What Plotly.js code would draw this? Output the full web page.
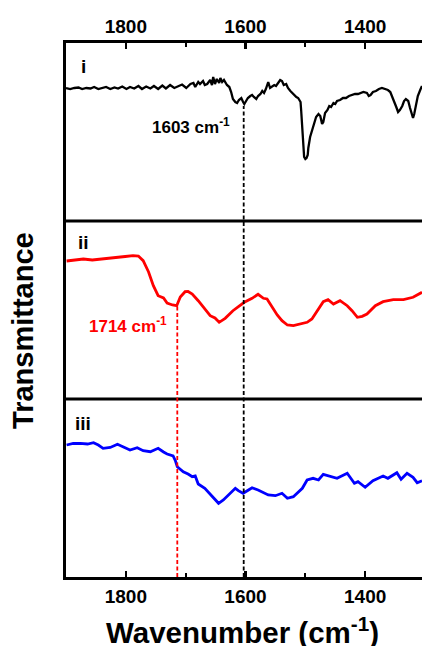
<!DOCTYPE html>
<html><head><meta charset="utf-8">
<script src="https://cdn.plot.ly/plotly-3.0.1.min.js"></script>
<style>html,body{margin:0;padding:0;overflow:hidden;background:#fff}#chart{width:422px;height:646px}</style>
</head><body><div id="chart"></div>
<script>
// Spectrum i (black)
const wnI = [1900,1893,1886,1879,1873,1866,1859,1853,1846,1839,1833,1826,1819,1813,1806,1799,1793,1786,1779,1773,1766,1759,1753,1746,1739,1733,1726,1719,1712,1706,1699,1692,1687,1684,1679,1676,1671,1668,1664,1659,1656,1654,1651,1648,1644,1642,1639,1636,1631,1627,1624,1621,1617,1614,1611,1607,1604,1602,1599,1596,1592,1589,1586,1582,1579,1575,1572,1569,1566,1562,1559,1556,1552,1549,1546,1542,1539,1536,1532,1529,1525,1522,1519,1515,1512,1508,1507,1505,1503,1502,1500,1498,1496,1495,1492,1488,1485,1482,1478,1475,1472,1470,1467,1463,1460,1457,1453,1450,1447,1442,1437,1432,1427,1422,1417,1412,1407,1403,1397,1394,1391,1387,1382,1377,1372,1367,1362,1358,1355,1352,1348,1345,1342,1338,1335,1332,1328,1325,1322,1320,1318,1315,1312,1308,1305];
const tI = [133,132,133,133.5,132,133,132.5,134,132,133,134,132,133.5,132.5,134.5,132,134,132.5,135,132,134.5,132.5,135,132,135.5,132.5,136,133,135,136.5,133,137,138,134,139,137,140,136,137,141,136,144,137,142,138,143,139,141,136,134,129,122,119,118,121,123,119,117,120,123,125,126,124,122,125,127,130,128,132,139,133,134,136,135,138,141,140,136,137,133,130,128,126,124,123,119,111,94,76,64,62,63,66,73,84,93,100,104,107,105,97,99,108,111,115,114,118,117,120,121,123,123,125,126,127,127,128,129,128,125,126,129,130,132,133,132,131,129,125,120,114,109,111,115,120,122,120,113,105,103,107,117,125,131,135];
// Spectrum ii (red)
const wnII = [1899,1884,1871,1856,1843,1829,1814,1801,1788,1779,1771,1762,1754,1746,1737,1731,1722,1715,1709,1701,1696,1689,1679,1668,1659,1651,1644,1634,1621,1602,1589,1579,1570,1564,1555,1547,1539,1530,1520,1508,1497,1489,1480,1470,1462,1453,1442,1430,1422,1413,1405,1397,1383,1370,1353,1336,1320,1305];
const tII = [138,139,140,139,140,141,141.7,142.5,143.3,143,138.3,127,113.3,103.3,101,96,94,93.3,102,107.3,107.5,105,98.3,90,83.3,81,76.7,80.7,88.3,96.7,100.7,104.7,100.7,100,91.7,84,78.3,74,73.3,75,76.7,80,88.3,97.3,99.3,95,98.3,93.3,88.3,81.7,82.7,85,93.3,97.3,99.3,99.3,101.7,106.7];
// Spectrum iii (blue)
const wnIII = [1899,1888,1876,1864,1854,1846,1838,1826,1814,1804,1793,1781,1771,1759,1746,1737,1731,1721,1717,1714,1704,1696,1689,1684,1679,1668,1655,1645,1637,1626,1617,1612,1604,1595,1589,1579,1570,1562,1550,1539,1530,1520,1505,1497,1487,1478,1470,1458,1447,1430,1418,1412,1400,1387,1370,1362,1347,1340,1330,1320,1313,1305];
const tIII = [132,133.5,133.7,133,134.3,132,128.7,129.5,132.7,130,127,129.3,126.3,125.3,128.7,125,123,121,116,110.3,105.3,103,100.3,101,93,88.7,80.3,73.7,77,83.7,88.7,86.3,83.7,87,89.3,87,84,82,81.3,83.7,78.7,80.3,88.7,97,98.7,97,102.7,101,98.7,103.7,93.7,95.3,89.7,96.3,101,98.7,104.3,97.7,103.7,99.7,94.3,96.3];

const panelLabels = ['i','ii','iii'];
const markerWn = [1603, 1714];
const markerText = ['1603 cm<sup>-1</sup>', '1714 cm<sup>-1</sup>'];
const tickVals = [1800, 1600, 1400];

const FONT = 'Liberation Sans, Arial, sans-serif';
const XR = [1900, 1305];
const YR = [0, 178];
const doms = [[2/3, 1], [1/3, 2/3], [0, 1/3]];

function interp(xs, ys, x) {
  for (let i = 0; i < xs.length - 1; i++) {
    const a = xs[i], b = xs[i+1];
    if ((x <= a && x >= b) || (x >= a && x <= b)) {
      const f = (x - a) / (b - a);
      return ys[i] + f * (ys[i+1] - ys[i]);
    }
  }
  return ys[0];
}
function toPaper(v, dom) { return dom[0] + (v - YR[0]) / (YR[1] - YR[0]) * (dom[1] - dom[0]); }

const traces = [
  {x: wnI, y: tI, xaxis: 'x', yaxis: 'y', mode: 'lines', line: {color: '#000000', width: 2.3}, hoverinfo: 'skip'},
  {x: wnII, y: tII, xaxis: 'x2', yaxis: 'y2', mode: 'lines', line: {color: '#ff0000', width: 2.8}, hoverinfo: 'skip'},
  {x: wnIII, y: tIII, xaxis: 'x3', yaxis: 'y3', mode: 'lines', line: {color: '#0000ff', width: 2.8}, hoverinfo: 'skip'}
];

const tickCommon = {
  range: XR, autorange: false, showgrid: false, zeroline: false,
  showline: true, linecolor: '#000', linewidth: 2.8,
  ticks: 'inside', ticklen: 6, tickwidth: 2.5, tickcolor: '#000',
  tickmode: 'array', tickvals: tickVals,
  minor: {tickmode: 'array', tickvals: [1700, 1500], ticks: 'inside', ticklen: 4, tickwidth: 2, tickcolor: '#000'},
  tickfont: {family: FONT, size: 19, color: '#000', weight: 'bold'}
};
const yCommon = {range: YR, autorange: false, showgrid: false, zeroline: false, showticklabels: false, ticks: '',
  showline: true, linecolor: '#000', linewidth: 2.8, fixedrange: true};

const blackTop = toPaper(interp(wnI, tI, markerWn[0]) - 3, doms[0]);
const redTop = toPaper(interp(wnII, tII, markerWn[1]) - 2, doms[1]);

function ann(text, xref, yref, x, y, size, color, extra) {
  return Object.assign({text: text, xref: xref, yref: yref, x: x, y: y, xanchor: 'center', yanchor: 'middle',
    showarrow: false, font: {family: FONT, size: size, color: color, weight: 'bold'}}, extra || {});
}

const layout = {
  width: 422, height: 646,
  margin: {l: 66, r: 0, t: 43, b: 69},
  paper_bgcolor: '#fff', plot_bgcolor: 'rgba(0,0,0,0)',
  showlegend: false,
  xaxis: Object.assign({}, tickCommon, {anchor: 'y', side: 'top'}),
  xaxis2: {matches: 'x', range: XR, anchor: 'y2', showgrid: false, zeroline: false, showticklabels: false, ticks: '', showline: false},
  xaxis3: Object.assign({}, tickCommon, {matches: 'x', anchor: 'y3', side: 'bottom'}),
  yaxis: Object.assign({}, yCommon, {domain: doms[0], anchor: 'x'}),
  yaxis2: Object.assign({}, yCommon, {domain: doms[1], anchor: 'x2'}),
  yaxis3: Object.assign({}, yCommon, {domain: doms[2], anchor: 'x3'}),
  shapes: [
    {type: 'line', xref: 'paper', yref: 'paper', x0: 0, x1: 1, y0: 2/3, y1: 2/3, line: {color: '#000', width: 2.8}},
    {type: 'line', xref: 'paper', yref: 'paper', x0: 0, x1: 1, y0: 1/3, y1: 1/3, line: {color: '#000', width: 2.8}},
    {type: 'line', xref: 'x', yref: 'paper', x0: markerWn[0], x1: markerWn[0], y0: 0, y1: blackTop, line: {color: '#000', width: 1.8, dash: '4px,2.5px'}},
    {type: 'line', xref: 'x', yref: 'paper', x0: markerWn[1], x1: markerWn[1], y0: 0, y1: redTop, line: {color: '#ff0000', width: 1.8, dash: '4px,2.5px'}}
  ],
  annotations: [
    ann(panelLabels[0], 'paper', 'paper', 0.048, 0.956, 19, '#000'),
    ann(panelLabels[1], 'paper', 'paper', 0.048, 0.627, 19, '#000'),
    ann(panelLabels[2], 'paper', 'paper', 0.048, 0.288, 19, '#000'),
    ann(markerText[0], 'x', 'y', 1691, 95, 17, '#000'),
    ann(markerText[1], 'x2', 'y2', 1796, 74, 17, '#ff0000'),
    ann('Transmittance', 'paper', 'paper', -0.121, 0.4625, 29, '#000', {textangle: -90}),
    ann('Wavenumber (cm<sup>-1</sup>)', 'paper', 'paper', 0.497, -0.1, 29.5, '#000')
  ]
};

Plotly.newPlot('chart', traces, layout, {staticPlot: true, displayModeBar: false});
</script>
</body></html>
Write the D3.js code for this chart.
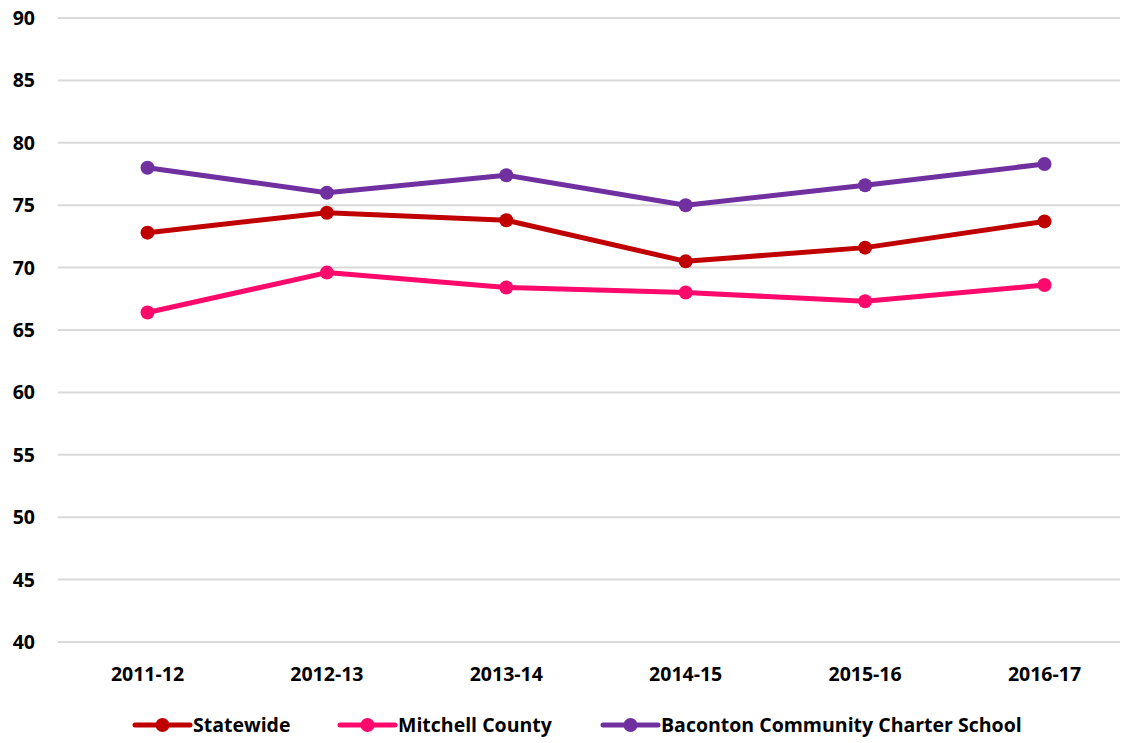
<!DOCTYPE html>
<html>
<head>
<meta charset="utf-8">
<script src="https://d3js.org/d3.v7.min.js"></script>
<style>
  body { margin: 0; background: #fff; }
  text { font-family: "Open Sans", Lato, sans-serif; font-weight: bold; fill: #000; }
</style>
</head>
<body>
<div id="chart"></div>
<script>
const years = ["2011-12", "2012-13", "2013-14", "2014-15", "2015-16", "2016-17"];
const statewide = [72.8, 74.4, 73.8, 70.5, 71.6, 73.7];
const mitchell = [66.4, 69.6, 68.4, 68.0, 67.3, 68.6];
const baconton = [78.0, 76.0, 77.4, 75.0, 76.6, 78.3];
const yTicks = [40, 45, 50, 55, 60, 65, 70, 75, 80, 85, 90];

const series = [
  { name: "Statewide", values: statewide, color: "#C00000", legendX: 135 },
  { name: "Mitchell County", values: mitchell, color: "#FF0A6C", legendX: 340 },
  { name: "Baconton Community Charter School", values: baconton, color: "#7030A0", legendX: 603 }
];

const svg = d3.select("#chart").append("svg")
  .attr("width", 1135)
  .attr("height", 743);

const x = d3.scalePoint().domain(years).range([147.5, 1044.5]);
const y = d3.scaleLinear().domain([40, 90]).range([642, 18]);

// gridlines
svg.append("g")
  .selectAll("line")
  .data(yTicks)
  .enter().append("line")
  .attr("x1", 58)
  .attr("x2", 1120)
  .attr("y1", d => y(d))
  .attr("y2", d => y(d))
  .attr("stroke", "#d9d9d9")
  .attr("stroke-width", 2);

// y axis labels
svg.append("g")
  .selectAll("text")
  .data(yTicks)
  .enter().append("text")
  .attr("x", 35)
  .attr("y", d => y(d))
  .attr("dy", "0.36em")
  .attr("text-anchor", "end")
  .style("font-size", "19.5px")
  .text(d => d);

// x axis labels
svg.append("g")
  .selectAll("text")
  .data(years)
  .enter().append("text")
  .attr("x", d => x(d))
  .attr("y", 674)
  .attr("dy", "0.36em")
  .attr("text-anchor", "middle")
  .style("font-size", "19.5px")
  .text(d => d);

const line = d3.line()
  .x((d, i) => x(years[i]))
  .y(d => y(d));

series.forEach(s => {
  svg.append("path")
    .datum(s.values)
    .attr("fill", "none")
    .attr("stroke", s.color)
    .attr("stroke-width", 5)
    .attr("stroke-linejoin", "round")
    .attr("d", line);

  svg.append("g")
    .selectAll("circle")
    .data(s.values)
    .enter().append("circle")
    .attr("cx", (d, i) => x(years[i]))
    .attr("cy", d => y(d))
    .attr("r", 7)
    .attr("fill", s.color);

  // legend
  const lg = svg.append("g").attr("transform", `translate(${s.legendX},725)`);
  lg.append("line")
    .attr("x1", 0).attr("x2", 55)
    .attr("y1", 0).attr("y2", 0)
    .attr("stroke", s.color)
    .attr("stroke-width", 5)
    .attr("stroke-linecap", "round");
  lg.append("circle")
    .attr("cx", 27.5).attr("cy", 0).attr("r", 7)
    .attr("fill", s.color);
  lg.append("text")
    .attr("x", 58)
    .attr("y", 0)
    .attr("dy", "0.36em")
    .style("font-size", "19.5px")
    .text(s.name);
});
</script>
</body>
</html>
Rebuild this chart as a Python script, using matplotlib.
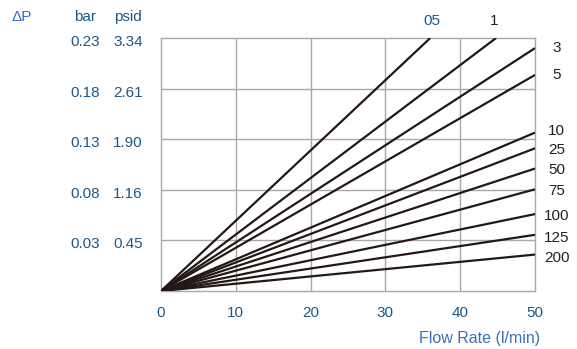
import matplotlib.pyplot as plt
from matplotlib import transforms

plt.rcParams['font.family'] = ['Liberation Sans', 'DejaVu Sans']

# pressure drop (grid units) at the end of each line, and flow at the end
series = ['05', '1', '3', '5', '10', '25', '50', '75', '100', '125', '200']
end_flow = [36.0, 44.8, 50, 50, 50, 50, 50, 50, 50, 50, 50]
end_dp = [5.0, 5.0, 4.80, 4.27, 3.13, 2.82, 2.42, 2.01, 1.52, 1.11, 0.72]

# label position in grid units for the series names at the right
label_dp = [None, None, 4.80, 4.27, 3.17, 2.78, 2.39, 1.97, 1.48, 1.05, 0.66]

grid_levels = [1, 2, 3, 4, 5]
bar_labels = ['0.03', '0.08', '0.13', '0.18', '0.23']
psid_labels = ['0.45', '1.16', '1.90', '2.61', '3.34']
x_ticks = [0, 10, 20, 30, 40, 50]

dark_blue = '#1d5887'
light_blue = '#3f6fb8'
line_col = '#231815'
fs = 11

fig = plt.figure(figsize=(5.77, 3.49), dpi=100)
ax = fig.add_axes([161 / 577, 1 - 291 / 349, 374 / 577, 253 / 349])
ax.set_xlim(0, 50)
ax.set_ylim(0, 5)

for x in x_ticks[1:-1]:
    ax.axvline(x, color='#a8a8a8', lw=1.0, zorder=1)
for y in grid_levels[:-1]:
    ax.axhline(y, color='#a8a8a8', lw=1.0, zorder=1)
for s in ax.spines.values():
    s.set_color('#a8a8a8')
    s.set_linewidth(1.0)

for name, fx, dp in zip(series, end_flow, end_dp):
    ax.plot([0, fx], [0, dp], color=line_col, lw=1.6, zorder=3,
            solid_capstyle='butt')

# series names
ax.text(36.0, 5.0, '05', color=dark_blue, fontsize=fs,
        ha='center', va='bottom', transform=ax.transData + transforms.ScaledTranslation(0.02, 0.1, fig.dpi_scale_trans))
ax.text(44.6, 5.0, '1', color='#222222', fontsize=fs,
        ha='center', va='bottom', transform=ax.transData + transforms.ScaledTranslation(0.0, 0.1, fig.dpi_scale_trans))
for name, ly in zip(series, label_dp):
    if ly is None:
        continue
    ax.text(52.9, ly, name, color='#222222', fontsize=fs,
            ha='center', va='center', clip_on=False)

ax.set_yticks([])
ax.set_xticks(x_ticks)
ax.set_xticklabels([str(v) for v in x_ticks], color=dark_blue, fontsize=fs)
ax.tick_params(axis='x', length=0, pad=11)

# two columns of pressure labels on the left
off = transforms.ScaledTranslation(0, -0.04, fig.dpi_scale_trans)
trans = transforms.blended_transform_factory(fig.transFigure, ax.transData) + off
for y, b, p in zip(grid_levels, bar_labels, psid_labels):
    ax.text(85 / 577, y, b, transform=trans, color=dark_blue, fontsize=fs,
            ha='center', va='center')
    ax.text(128 / 577, y, p, transform=trans, color=dark_blue, fontsize=fs,
            ha='center', va='center')

fig.text(85 / 577, 1 - 17 / 349, 'bar', color=dark_blue, fontsize=fs,
         ha='center', va='center')
fig.text(128 / 577, 1 - 17 / 349, 'psid', color=dark_blue, fontsize=fs,
         ha='center', va='center')
fig.text(22 / 577, 1 - 17 / 349, '\u0394P', color=light_blue, fontsize=fs,
         ha='center', va='center')
fig.text(480 / 577, 1 - 338 / 349, 'Flow Rate (l/min)', color=light_blue,
         fontsize=11.5, ha='center', va='center')

fig.savefig('out.png', dpi=100)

------------------------------------------------

* **REQUIRED WORK**
Everything above from the line with "Rebuild this chart" through the line with "solid_capstyle='butt')" should be retyped exactly, and nothing else; omit pictures.

* **REPLY**
Rebuild this chart as a Python script, using matplotlib.
import matplotlib.pyplot as plt
from matplotlib import transforms

plt.rcParams['font.family'] = ['Liberation Sans', 'DejaVu Sans']

# pressure drop (grid units) at the end of each line, and flow at the end
series = ['05', '1', '3', '5', '10', '25', '50', '75', '100', '125', '200']
end_flow = [36.0, 44.8, 50, 50, 50, 50, 50, 50, 50, 50, 50]
end_dp = [5.0, 5.0, 4.80, 4.27, 3.13, 2.82, 2.42, 2.01, 1.52, 1.11, 0.72]

# label position in grid units for the series names at the right
label_dp = [None, None, 4.80, 4.27, 3.17, 2.78, 2.39, 1.97, 1.48, 1.05, 0.66]

grid_levels = [1, 2, 3, 4, 5]
bar_labels = ['0.03', '0.08', '0.13', '0.18', '0.23']
psid_labels = ['0.45', '1.16', '1.90', '2.61', '3.34']
x_ticks = [0, 10, 20, 30, 40, 50]

dark_blue = '#1d5887'
light_blue = '#3f6fb8'
line_col = '#231815'
fs = 11

fig = plt.figure(figsize=(5.77, 3.49), dpi=100)
ax = fig.add_axes([161 / 577, 1 - 291 / 349, 374 / 577, 253 / 349])
ax.set_xlim(0, 50)
ax.set_ylim(0, 5)

for x in x_ticks[1:-1]:
    ax.axvline(x, color='#a8a8a8', lw=1.0, zorder=1)
for y in grid_levels[:-1]:
    ax.axhline(y, color='#a8a8a8', lw=1.0, zorder=1)
for s in ax.spines.values():
    s.set_color('#a8a8a8')
    s.set_linewidth(1.0)

for name, fx, dp in zip(series, end_flow, end_dp):
    ax.plot([0, fx], [0, dp], color=line_col, lw=1.6, zorder=3,
            solid_capstyle='butt')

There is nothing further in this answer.